WHAT IS REQUIRED => Search the material below for the word "size" and copy every line in which it occurs.

SOURCE EXCERPT =>
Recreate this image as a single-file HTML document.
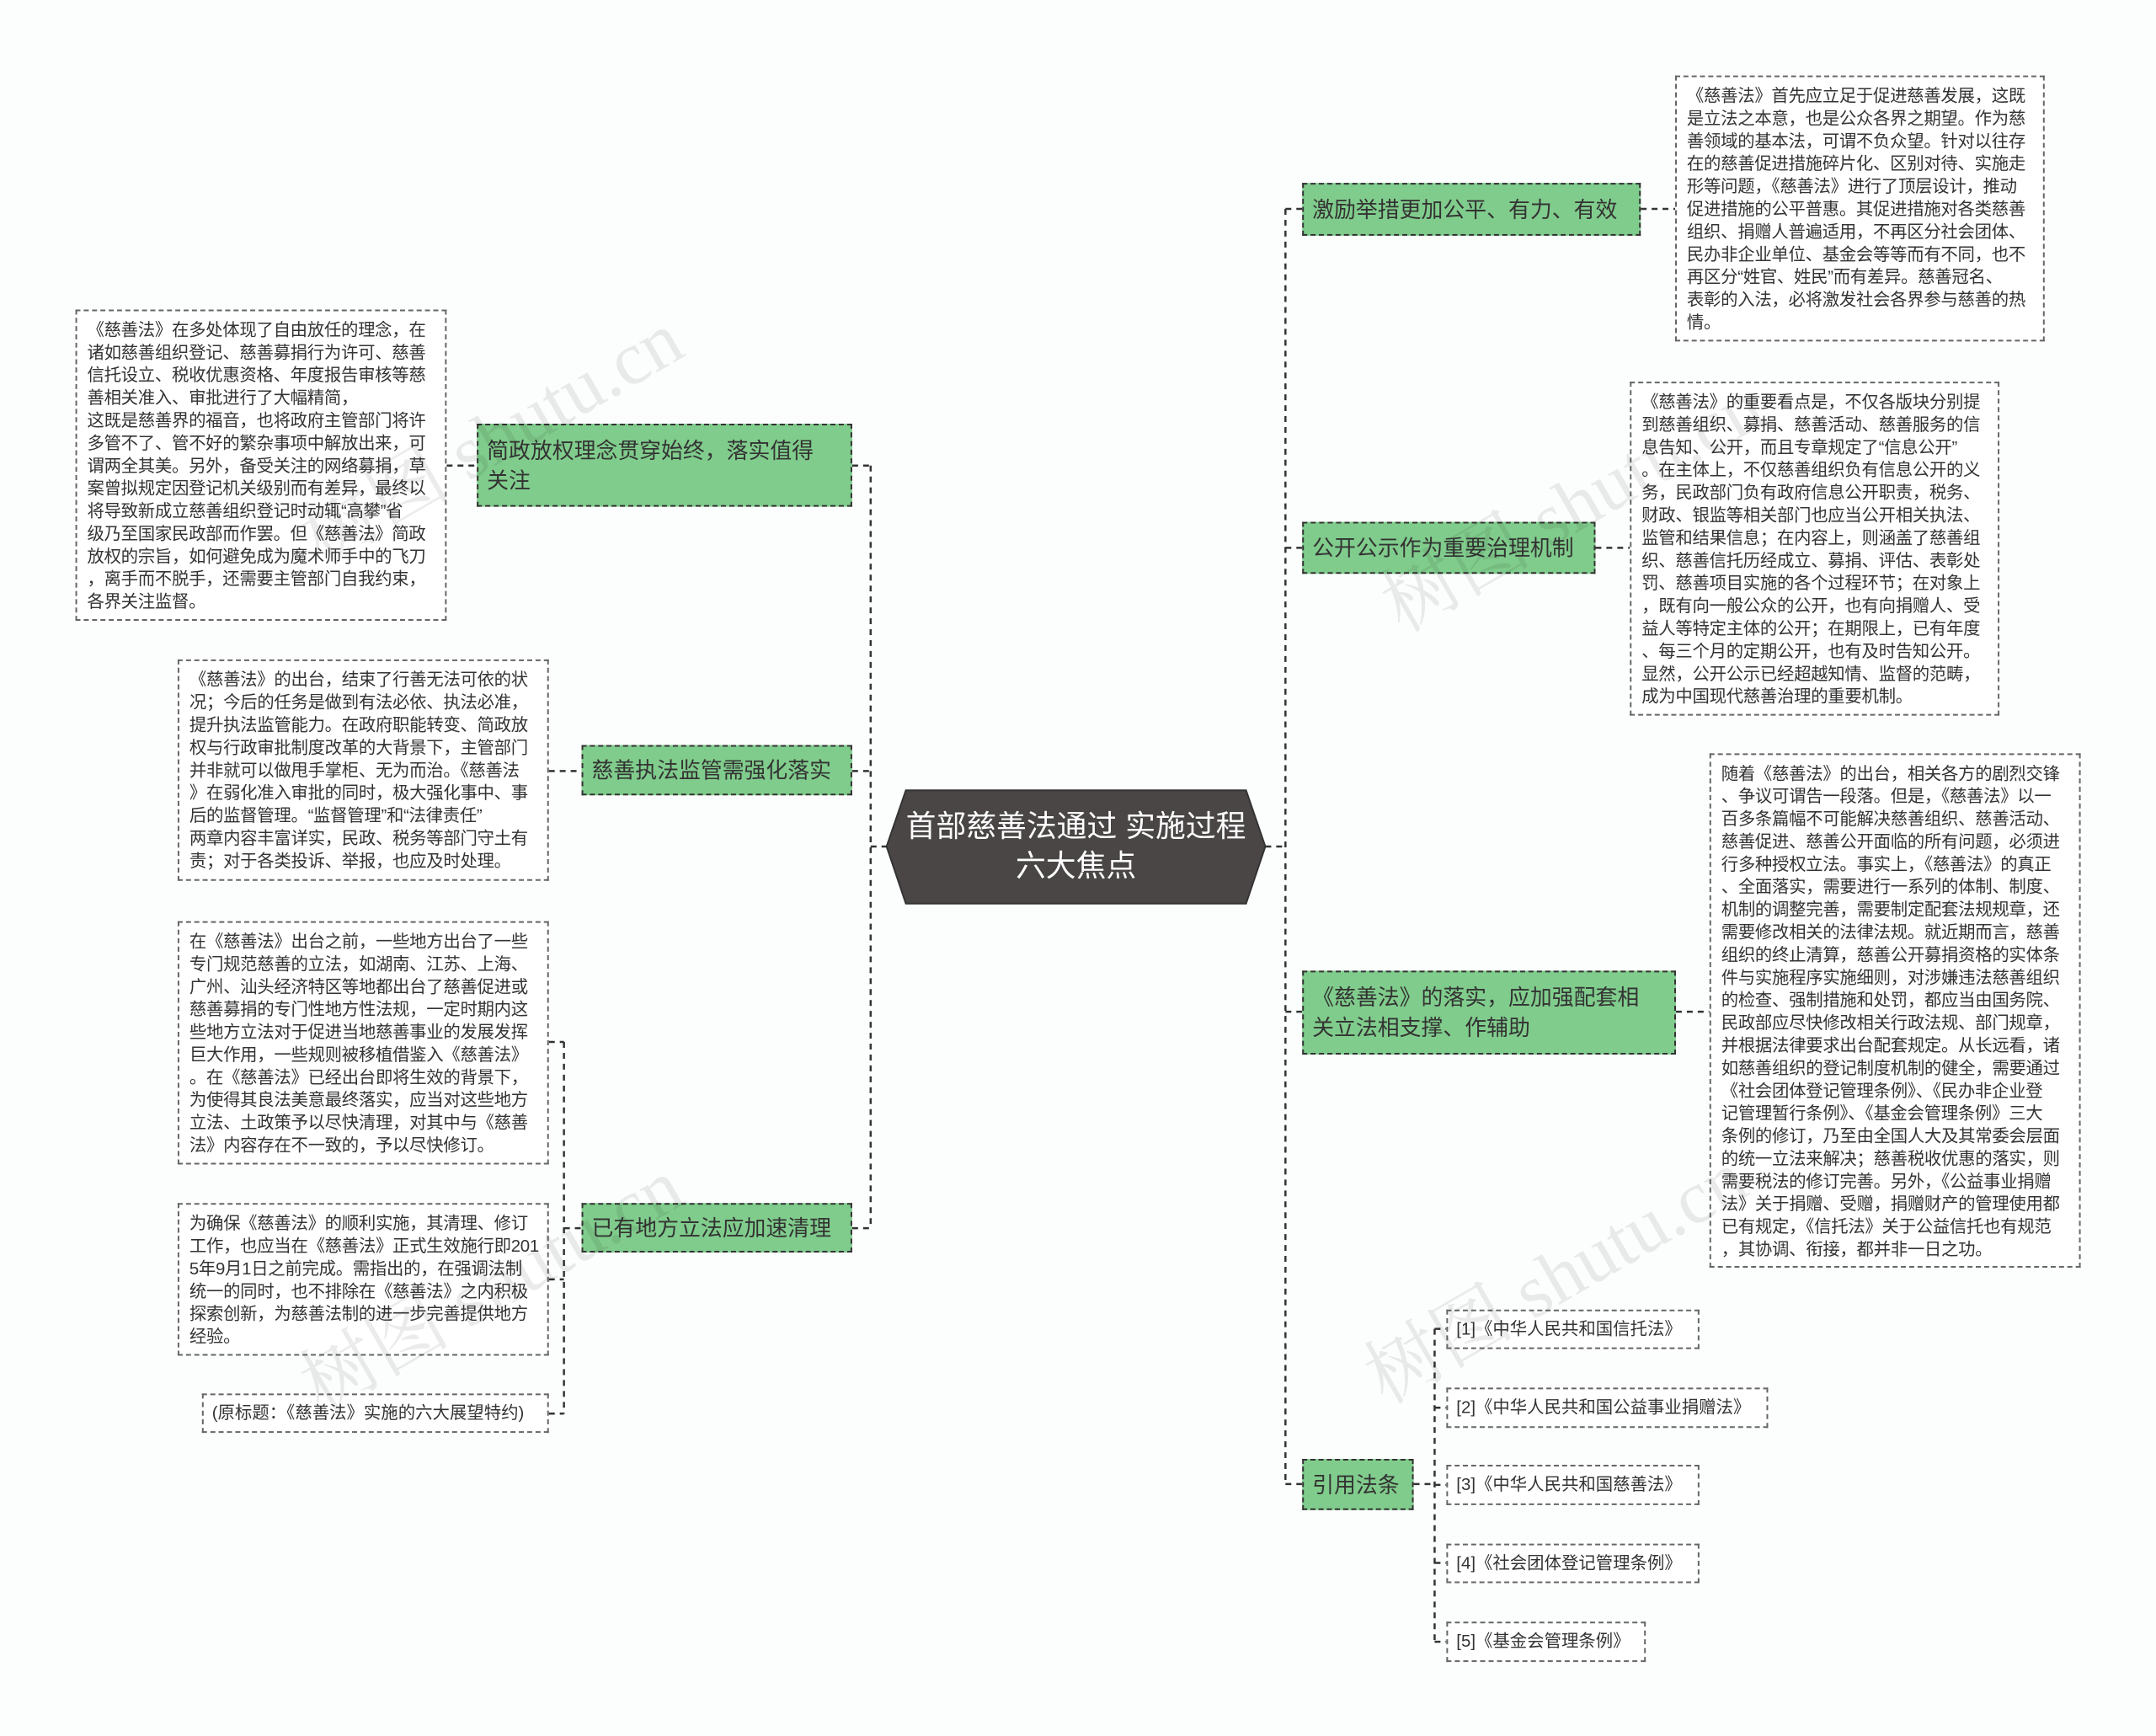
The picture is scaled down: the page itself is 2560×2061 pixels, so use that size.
<!DOCTYPE html>
<html><head><meta charset="utf-8">
<style>
html,body{margin:0;padding:0}
body{width:2560px;height:2061px;position:relative;background:#fcfefe;overflow:hidden;font-family:"Liberation Sans","Noto Sans CJK SC",sans-serif}
#w{position:absolute;left:0;top:0;width:2560px;height:2061px;transform:scale(0.995,0.996);transform-origin:0 0}
.g{position:absolute;background:#80cc8c;border:2px dashed #333;box-sizing:border-box;color:#333;font-size:26px;line-height:36px;padding:0 10px;display:flex;align-items:center;white-space:nowrap}
.t{position:absolute;background:#fff;border:2px dashed #666;box-sizing:border-box;color:#333;font-size:20.5px;line-height:27px;padding:9px 10px 0 12px;white-space:nowrap;letter-spacing:-0.3px}
.r{position:absolute;background:#fff;border:2px dashed #666;box-sizing:border-box;color:#333;font-size:20.5px;line-height:43px;padding:0 10px;white-space:nowrap}
.wm{position:absolute;font-size:90px;color:rgba(0,0,0,0.08);transform:rotate(-30deg);white-space:nowrap;font-family:"Liberation Serif","Noto Serif CJK SC",serif}
</style></head><body><div id="w">
<svg width="2560" height="2061" style="position:absolute;left:0;top:0">
<g stroke="#333" stroke-width="2.5" stroke-dasharray="7,6" fill="none">
<line x1="1039" y1="555" x2="1039" y2="1464"/>
<line x1="1039" y1="1009" x2="1058" y2="1009"/>
<line x1="1017" y1="555" x2="1039" y2="555"/>
<line x1="1017" y1="919" x2="1039" y2="919"/>
<line x1="1017" y1="1464" x2="1039" y2="1464"/>
<line x1="533" y1="555" x2="569" y2="555"/>
<line x1="655" y1="919" x2="694" y2="919"/>
<line x1="673" y1="1464" x2="694" y2="1464"/>
<line x1="673" y1="1242" x2="673" y2="1685"/>
<line x1="655" y1="1242" x2="673" y2="1242"/>
<line x1="655" y1="1525" x2="673" y2="1525"/>
<line x1="655" y1="1685" x2="673" y2="1685"/>
<line x1="1534" y1="249" x2="1534" y2="1769"/>
<line x1="1510" y1="1009" x2="1534" y2="1009"/>
<line x1="1534" y1="249" x2="1554" y2="249"/>
<line x1="1534" y1="653" x2="1554" y2="653"/>
<line x1="1534" y1="1206" x2="1554" y2="1206"/>
<line x1="1534" y1="1769" x2="1554" y2="1769"/>
<line x1="1958" y1="249" x2="1999" y2="249"/>
<line x1="1904" y1="653" x2="1945" y2="653"/>
<line x1="2000" y1="1206" x2="2040" y2="1206"/>
<line x1="1687" y1="1769" x2="1712" y2="1769"/>
<line x1="1712" y1="1584" x2="1712" y2="1957"/>
<line x1="1712" y1="1584" x2="1726" y2="1584"/>
<line x1="1712" y1="1678" x2="1726" y2="1678"/>
<line x1="1712" y1="1770" x2="1726" y2="1770"/>
<line x1="1712" y1="1863" x2="1726" y2="1863"/>
<line x1="1712" y1="1957" x2="1726" y2="1957"/>
</g>
<polygon points="1058,1009 1081,942 1487,942 1510,1009 1487,1077 1081,1077" fill="#4a4646" stroke="#333" stroke-width="2"/>
<text x="1284" y="997" fill="#fff" font-size="36" text-anchor="middle" font-family="Liberation Sans, Noto Sans CJK SC, sans-serif">首部慈善法通过 实施过程</text>
<text x="1284" y="1044" fill="#fff" font-size="36" text-anchor="middle" font-family="Liberation Sans, Noto Sans CJK SC, sans-serif">六大焦点</text>
</svg>

<div class="g" style="left:569px;top:505px;width:448px;height:99px">简政放权理念贯穿始终，落实值得<br>关注</div>
<div class="g" style="left:694px;top:888px;width:323px;height:60px">慈善执法监管需强化落实</div>
<div class="g" style="left:694px;top:1434px;width:323px;height:59px">已有地方立法应加速清理</div>

<div class="t" style="left:90px;top:369px;width:443px;height:371px">《慈善法》在多处体现了自由放任的理念，在<br>诸如慈善组织登记、慈善募捐行为许可、慈善<br>信托设立、税收优惠资格、年度报告审核等慈<br>善相关准入、审批进行了大幅精简，<br>这既是慈善界的福音，也将政府主管部门将许<br>多管不了、管不好的繁杂事项中解放出来，可<br>谓两全其美。另外，备受关注的网络募捐，草<br>案曾拟规定因登记机关级别而有差异，最终以<br>将导致新成立慈善组织登记时动辄“高攀”省<br>级乃至国家民政部而作罢。但《慈善法》简政<br>放权的宗旨，如何避免成为魔术师手中的飞刀<br>，离手而不脱手，还需要主管部门自我约束，<br>各界关注监督。</div>

<div class="t" style="left:212px;top:786px;width:443px;height:264px">《慈善法》的出台，结束了行善无法可依的状<br>况；今后的任务是做到有法必依、执法必准，<br>提升执法监管能力。在政府职能转变、简政放<br>权与行政审批制度改革的大背景下，主管部门<br>并非就可以做甩手掌柜、无为而治。《慈善法<br>》在弱化准入审批的同时，极大强化事中、事<br>后的监督管理。“监督管理”和“法律责任”<br>两章内容丰富详实，民政、税务等部门守土有<br>责；对于各类投诉、举报，也应及时处理。</div>

<div class="t" style="left:212px;top:1098px;width:443px;height:290px">在《慈善法》出台之前，一些地方出台了一些<br>专门规范慈善的立法，如湖南、江苏、上海、<br>广州、汕头经济特区等地都出台了慈善促进或<br>慈善募捐的专门性地方性法规，一定时期内这<br>些地方立法对于促进当地慈善事业的发展发挥<br>巨大作用，一些规则被移植借鉴入《慈善法》<br>。在《慈善法》已经出台即将生效的背景下，<br>为使得其良法美意最终落实，应当对这些地方<br>立法、土政策予以尽快清理，对其中与《慈善<br>法》内容存在不一致的，予以尽快修订。</div>

<div class="t" style="left:212px;top:1434px;width:443px;height:182px">为确保《慈善法》的顺利实施，其清理、修订<br>工作，也应当在《慈善法》正式生效施行即201<br>5年9月1日之前完成。需指出的，在强调法制<br>统一的同时，也不排除在《慈善法》之内积极<br>探索创新，为慈善法制的进一步完善提供地方<br>经验。</div>

<div class="r" style="left:241px;top:1661px;width:414px;height:47px">(原标题：《慈善法》实施的六大展望特约)</div>

<div class="g" style="left:1554px;top:218px;width:404px;height:63px">激励举措更加公平、有力、有效</div>
<div class="g" style="left:1554px;top:622px;width:350px;height:62px">公开公示作为重要治理机制</div>
<div class="g" style="left:1554px;top:1157px;width:446px;height:100px">《慈善法》的落实，应加强配套相<br>关立法相支撑、作辅助</div>
<div class="g" style="left:1554px;top:1739px;width:133px;height:61px">引用法条</div>

<div class="t" style="left:1999px;top:90px;width:441px;height:317px">《慈善法》首先应立足于促进慈善发展，这既<br>是立法之本意，也是公众各界之期望。作为慈<br>善领域的基本法，可谓不负众望。针对以往存<br>在的慈善促进措施碎片化、区别对待、实施走<br>形等问题，《慈善法》进行了顶层设计，推动<br>促进措施的公平普惠。其促进措施对各类慈善<br>组织、捐赠人普遍适用，不再区分社会团体、<br>民办非企业单位、基金会等等而有不同，也不<br>再区分“姓官、姓民”而有差异。慈善冠名、<br>表彰的入法，必将激发社会各界参与慈善的热<br>情。</div>

<div class="t" style="left:1945px;top:455px;width:441px;height:398px">《慈善法》的重要看点是，不仅各版块分别提<br>到慈善组织、募捐、慈善活动、慈善服务的信<br>息告知、公开，而且专章规定了“信息公开”<br>。在主体上，不仅慈善组织负有信息公开的义<br>务，民政部门负有政府信息公开职责，税务、<br>财政、银监等相关部门也应当公开相关执法、<br>监管和结果信息；在内容上，则涵盖了慈善组<br>织、慈善信托历经成立、募捐、评估、表彰处<br>罚、慈善项目实施的各个过程环节；在对象上<br>，既有向一般公众的公开，也有向捐赠人、受<br>益人等特定主体的公开；在期限上，已有年度<br>、每三个月的定期公开，也有及时告知公开。<br>显然，公开公示已经超越知情、监督的范畴，<br>成为中国现代慈善治理的重要机制。</div>

<div class="t" style="left:2040px;top:898px;width:443px;height:613px">随着《慈善法》的出台，相关各方的剧烈交锋<br>、争议可谓告一段落。但是，《慈善法》以一<br>百多条篇幅不可能解决慈善组织、慈善活动、<br>慈善促进、慈善公开面临的所有问题，必须进<br>行多种授权立法。事实上，《慈善法》的真正<br>、全面落实，需要进行一系列的体制、制度、<br>机制的调整完善，需要制定配套法规规章，还<br>需要修改相关的法律法规。就近期而言，慈善<br>组织的终止清算，慈善公开募捐资格的实体条<br>件与实施程序实施细则，对涉嫌违法慈善组织<br>的检查、强制措施和处罚，都应当由国务院、<br>民政部应尽快修改相关行政法规、部门规章，<br>并根据法律要求出台配套规定。从长远看，诸<br>如慈善组织的登记制度机制的健全，需要通过<br>《社会团体登记管理条例》、《民办非企业登<br>记管理暂行条例》、《基金会管理条例》三大<br>条例的修订，乃至由全国人大及其常委会层面<br>的统一立法来解决；慈善税收优惠的落实，则<br>需要税法的修订完善。另外，《公益事业捐赠<br>法》关于捐赠、受赠，捐赠财产的管理使用都<br>已有规定，《信托法》关于公益信托也有规范<br>，其协调、衔接，都并非一日之功。</div>

<div class="r" style="left:1726px;top:1561px;width:302px;height:47px">[1]《中华人民共和国信托法》</div>
<div class="r" style="left:1726px;top:1654px;width:384px;height:48px">[2]《中华人民共和国公益事业捐赠法》</div>
<div class="r" style="left:1726px;top:1746px;width:302px;height:48px">[3]《中华人民共和国慈善法》</div>
<div class="r" style="left:1726px;top:1840px;width:302px;height:47px">[4]《社会团体登记管理条例》</div>
<div class="r" style="left:1726px;top:1933px;width:238px;height:48px">[5]《基金会管理条例》</div>

<div class="wm" style="left:330px;top:450px">树图 shutu.cn</div>
<div class="wm" style="left:330px;top:1460px">树图 shutu.cn</div>
<div class="wm" style="left:1620px;top:530px">树图 shutu.cn</div>
<div class="wm" style="left:1600px;top:1450px">树图 shutu.cn</div>
</div></body></html>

RESULT OF THE EXERCISE =>
The picture is scaled down: the page itself is 2560×2061 pixels, so use that size.
.g{position:absolute;background:#80cc8c;border:2px dashed #333;box-sizing:border-box;color:#333;font-size:26px;line-height:36px;padding:0 10px;display:flex;align-items:center;white-space:nowrap}
.t{position:absolute;background:#fff;border:2px dashed #666;box-sizing:border-box;color:#333;font-size:20.5px;line-height:27px;padding:9px 10px 0 12px;white-space:nowrap;letter-spacing:-0.3px}
.r{position:absolute;background:#fff;border:2px dashed #666;box-sizing:border-box;color:#333;font-size:20.5px;line-height:43px;padding:0 10px;white-space:nowrap}
.wm{position:absolute;font-size:90px;color:rgba(0,0,0,0.08);transform:rotate(-30deg);white-space:nowrap;font-family:"Liberation Serif","Noto Serif CJK SC",serif}
<text x="1284" y="997" fill="#fff" font-size="36" text-anchor="middle" font-family="Liberation Sans, Noto Sans CJK SC, sans-serif">首部慈善法通过 实施过程</text>
<text x="1284" y="1044" fill="#fff" font-size="36" text-anchor="middle" font-family="Liberation Sans, Noto Sans CJK SC, sans-serif">六大焦点</text>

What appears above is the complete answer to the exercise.